In Mercurial, change history is stored across the whole repository. Committing will create a new "Changeset", which stores the state of the entire repository at that time. When you decide to push a change out to another repository, all modifications (or adds, or deletes, or...) will be pushed out with that change.

A caveat is that when you decide to commit a new changeset to your repository, you can selectively include or exclude files. Files not included will remain in your working copy as pending modifications, which can be committed in a new changeset.

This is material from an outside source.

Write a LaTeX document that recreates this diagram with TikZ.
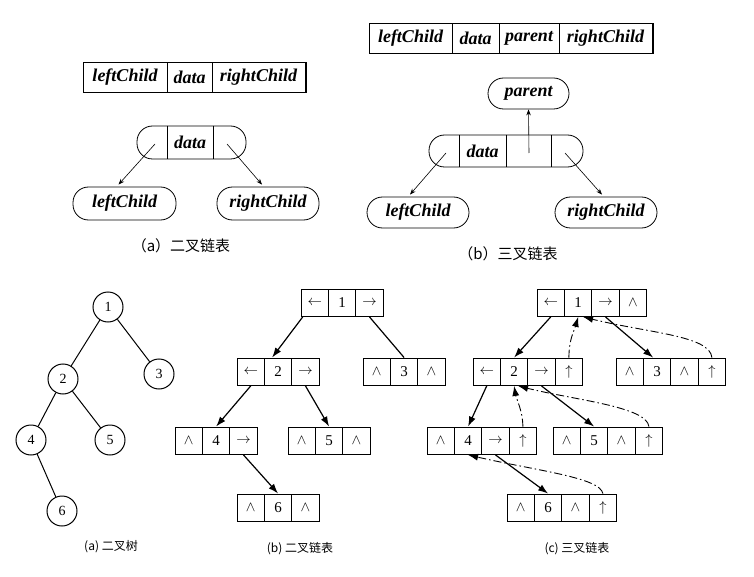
\documentclass[tikz,border=0pt]{standalone}
\usepackage{fontspec}
\setmainfont{Liberation Serif}
\newfontfamily\cjk{Noto Sans CJK SC}
\usetikzlibrary{arrows.meta,calc}
\tikzset{
  cell/.style={draw, line width=0.9pt, minimum width=27.4pt, minimum height=27.5pt, inner sep=0pt, font=\fontsize{15}{17}\selectfont},
  tcell/.style={draw, line width=0.8pt, minimum height=30pt, inner sep=0pt, font=\fontsize{18}{20}\selectfont\bfseries\itshape},
  pill/.style={draw, line width=0.8pt, rounded corners=15.5pt, inner sep=0pt, font=\fontsize{18}{20}\selectfont\bfseries\itshape},
  ptext/.style={inner sep=0pt, font=\fontsize{18}{20}\selectfont\bfseries\itshape},
  tnode/.style={draw, circle, minimum size=30pt, inner sep=0pt, line width=1pt, font=\fontsize{14}{16}\selectfont},
  arr/.style={line width=1.2pt, -{Latex[length=10pt,width=7pt]}},
  plainline/.style={line width=1.2pt},
  parr/.style={line width=0.9pt, dash pattern=on 8pt off 3pt on 1.5pt off 3pt, -{Latex[length=10pt,width=7pt]}},
  sarr/.style={line width=0.6pt, -{Stealth[length=6pt,width=4.5pt]}},
  tedge/.style={line width=1pt},
  captop/.style={inner sep=0pt, font=\cjk\fontsize{15}{17}\selectfont},
  capbot/.style={inner sep=0pt, font=\cjk\fontsize{12}{14}\selectfont},
}
\newcommand\mkrec[4]{%
  \foreach \ct [count=\nn] in {#4}{%
    \node[cell] (#1-\nn) at ({#2+(\nn-0.5)*27.4},{#3+13.75}) {\ct};}}
\begin{document}
\begin{tikzpicture}[x=1pt,y=-1pt]
\useasboundingbox (0,0) rectangle (754,577);
\fill[white] (0,0) rectangle (754,577);

% ---------- top (a) ----------
\node[tcell, minimum width=84pt] (ra1) at (125,77) {leftChild};
\node[tcell, minimum width=45pt] (ra2) at (189.5,77) {data};
\node[tcell, minimum width=93pt] (ra3) at (258.5,77) {rightChild};
\draw[line width=1.6pt] ([xshift=0.8pt]ra1.south west) -- ([xshift=0.8pt]ra3.south east) -- ([xshift=0.8pt]ra3.north east);

\node[pill, minimum width=109pt, minimum height=33pt] (pa) at (191.5,142.5) {};
\draw[line width=0.8pt] ([xshift=-24.5pt]pa.north) -- ([xshift=-24.5pt]pa.south);
\draw[line width=0.8pt] ([xshift=21.5pt]pa.north) -- ([xshift=21.5pt]pa.south);
\node[ptext] (pad) at (190,142.5) {data};

\node[pill, minimum width=103pt, minimum height=33pt] (la) at (124.5,203.5) {leftChild};
\node[pill, minimum width=102pt, minimum height=33pt] (rca) at (268,203.5) {rightChild};
\draw[sarr] ([xshift=-36.5pt,yshift=-1.5pt]pa.center) -- ([xshift=-6pt,yshift=2pt]la.north);
\draw[sarr] ([xshift=35.5pt,yshift=-1.5pt]pa.center) -- ([xshift=-6pt,yshift=2pt]rca.north);
\node[captop] (capa) at (181,246) {（a）二叉链表};

% ---------- top (b) ----------
\node[tcell, minimum width=83pt] (rb1) at (410.5,38) {leftChild};
\node[tcell, minimum width=47pt] (rb2) at (475.5,38) {data};
\node[tcell, minimum width=60pt] (rb3) at (529,38) {parent};
\node[tcell, minimum width=93pt] (rb4) at (605.5,38) {rightChild};
\draw[line width=1.6pt] ([xshift=0.8pt]rb1.south west) -- ([xshift=0.8pt]rb4.south east) -- ([xshift=0.8pt]rb4.north east);

\node[pill, minimum width=81pt, minimum height=31pt] (pp) at (528.5,93.5) {parent};
\node[pill, minimum width=154pt, minimum height=32pt] (pb) at (506,151) {};
\draw[line width=0.8pt] ([xshift=-47pt]pb.north) -- ([xshift=-47pt]pb.south);
\draw[line width=0.8pt] (pb.north) -- (pb.south);
\draw[line width=0.8pt] ([xshift=45pt]pb.north) -- ([xshift=45pt]pb.south);
\node[ptext] (pbd) at (482.5,151) {data};
\node[pill, minimum width=102pt, minimum height=31pt] (lb) at (418,212.5) {leftChild};
\node[pill, minimum width=102pt, minimum height=31pt] (rcb) at (606,212.5) {rightChild};
\draw[sarr] ([xshift=23pt,yshift=-2pt]pb.center) -- (pp.south);
\draw[sarr] ([xshift=-60pt,yshift=-2pt]pb.center) -- ([xshift=-8pt,yshift=2pt]lb.north);
\draw[sarr] ([xshift=59pt,yshift=-2pt]pb.center) -- ([xshift=-4pt,yshift=2pt]rcb.north);
\node[captop] (capb) at (508,254) {（b）三叉链表};

% ---------- bottom (a) tree ----------
\node[tnode] (t1) at (108,307) {1};
\node[tnode] (t2) at (63,379) {2};
\node[tnode] (t3) at (159,374) {3};
\node[tnode] (t4) at (31,440) {4};
\node[tnode] (t5) at (110,440) {5};
\node[tnode] (t6) at (62,511) {6};
\draw[tedge] (t1) -- (t2);
\draw[tedge] (t1) -- (t3);
\draw[tedge] (t2) -- (t4);
\draw[tedge] (t2) -- (t5);
\draw[tedge] (t4) -- (t6);
\node[capbot] (capta) at (111,547) {(a) 二叉树};

% ---------- bottom (b) ----------
\mkrec{B1}{301}{289}{$\leftarrow$,1,$\rightarrow$}
\mkrec{B2}{237}{358}{$\leftarrow$,2,$\rightarrow$}
\mkrec{B3}{363}{358}{$\wedge$,3,$\wedge$}
\mkrec{B4}{175}{427}{$\wedge$,4,$\rightarrow$}
\mkrec{B5}{288}{427}{$\wedge$,5,$\wedge$}
\mkrec{B6}{237}{494}{$\wedge$,6,$\wedge$}
\draw[arr] ([xshift=-12pt]B1-1.south) -- ([xshift=-6pt]B2-2.north);
\draw[plainline] (B1-3.south) -- (B3-2.north);
\draw[arr] (B2-1.south) -- (B4-2.north);
\draw[arr] (B2-3.south) -- (B5-2.north);
\draw[arr] (B4-3.south) -- (B6-2.north);
\node[capbot] (captb) at (300,549) {(b) 二叉链表};

% ---------- bottom (c) ----------
\mkrec{C1}{537}{289}{$\leftarrow$,1,$\rightarrow$,$\wedge$}
\mkrec{C2}{473}{358}{$\leftarrow$,2,$\rightarrow$,$\uparrow$}
\mkrec{C3}{616}{358}{$\wedge$,3,$\wedge$,$\uparrow$}
\mkrec{C4}{427}{427}{$\wedge$,4,$\rightarrow$,$\uparrow$}
\mkrec{C5}{553}{427}{$\wedge$,5,$\wedge$,$\uparrow$}
\mkrec{C6}{507}{494}{$\wedge$,6,$\wedge$,$\uparrow$}
\draw[arr] (C1-1.south) -- (C2-2.north);
\draw[arr] (C1-3.south) -- ([xshift=-4pt]C3-2.north);
\draw[arr] (C2-1.south) -- (C4-2.north);
\draw[arr] (C2-3.south) -- (C5-2.north);
\draw[arr] (C4-3.south) -- (C6-2.north);
\draw[parr] (C2-4.north) .. controls ($(C2-4.north)+(0,-18)$) and ($(C1-2.south)+(-4,14)$) .. (C1-2.south);
\draw[parr] (C3-4.north) .. controls ($(C3-4.north)+(-2,-22)$) and ($(C1-2.south)+(70,16)$) .. ([xshift=5pt]C1-2.south);
\draw[parr] (C4-4.north) .. controls ($(C4-4.north)+(0,-15)$) and ($(C2-2.south)+(2,12)$) .. (C2-2.south);
\draw[parr] (C5-4.north) .. controls ($(C5-4.north)+(-2,-20)$) and ($(C2-2.south)+(60,14)$) .. ([xshift=4pt]C2-2.south);
\draw[parr] (C6-4.north) .. controls ($(C6-4.north)+(-3,-16)$) and ($(C4-2.south)+(70,16)$) .. (C4-2.south);
\node[capbot] (captc) at (577,549) {(c) 三叉链表};
\end{tikzpicture}
\end{document}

I hope that makes sense to you - if you already understand it, it's a logical concept, but I find it tricky to explain.

So, on to your problem.

Lets say you have two files in your repository, file1 and file2 (it's that or foo and bar). You've changed them both, but they relate to different issues - they can be committed as different changesets:

$ hg log
changeset 0:....
summary:   First commit

$ hg st
M file1
M file2

$ hg commit -I file1 -m "Changed file1"

$ hg log
changeset 1:....
summary:   Changed file1

changeset 0:....
summary:   First commit

$ hg st
M file2

Here you can see that we've committed only one file into the repository, and it's made a new changeset with the complete state of the repository at that time, minus the changes to file2. We can now do the same, committing file2, which will create another changeset. The problem with this approach is that changesets are ordered according to their parent, and so you couldn't easily push just the change to file2, without also pushing its parent - but it may be closer to what you're after.

TL;DR : SVN stores the state of individual files, Mercurial stores the state of the repository as a whole.

I very much recommend reading Mercurial: The Definitive Guide. It's a little out-of-date in places, but I think it will do a much better job of getting the concept across.